Why Virginia Needs Charter Schools
In opposing charter school expansion in Virginia, the Virginia Education Association's Kitty J. Boitnott suggested researching why charter schools work in some places and not others ["Charter Schools Aren't the Solution for Virginia," Close to Home, July 12].
Actually, research shows that the states with the most charter schools have either multiple authorizers or a strong appeals process; states with the fewest charters allow only local school boards to approve charters. In short, the way to stifle innovative and effective charters has been to allow only one authorizer -- exactly what the VEA advocates.
Particularly disappointing was Ms.

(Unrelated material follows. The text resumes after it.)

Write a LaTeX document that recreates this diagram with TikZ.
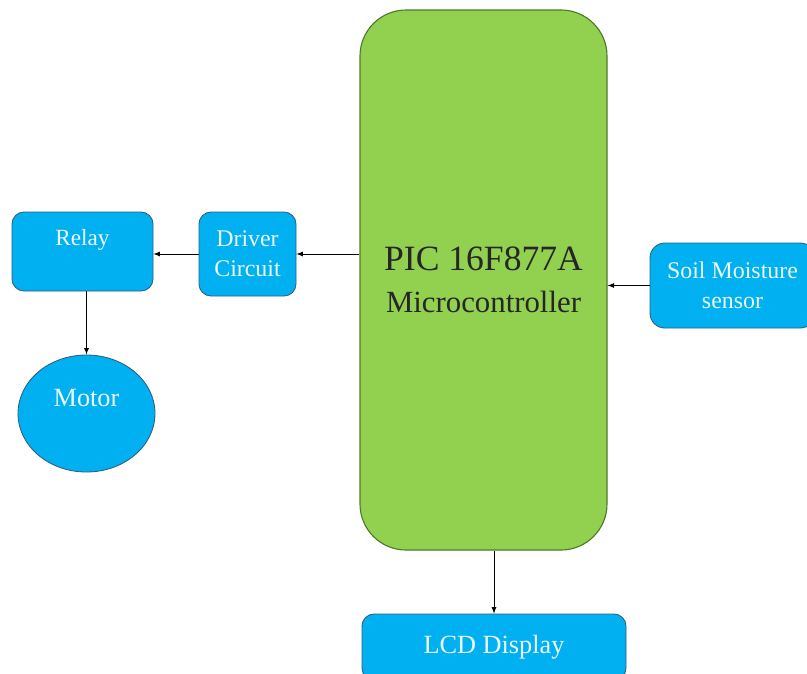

Boitnott's preoccupation with arguing what's best for bureaucracies, rather than what's best for kids. She cited a recent Rand study but ignored its conclusion that charter high school students are eight to 10 percentage points more likely to enroll in college than their traditional public school counterparts.
Last year, more than 17,000 Virginians did not graduate on time. Among at-risk students, nearly 30 percent of students disappeared between ninth and 12th grades. In places such as Petersburg, more than 40 percent of all students dropped out.
Quality charter schools have demonstrated effectiveness in helping those students succeed. Shouldn't the teachers union focus on bringing quality charters into the commonwealth, rather than finding new excuses to keep them out?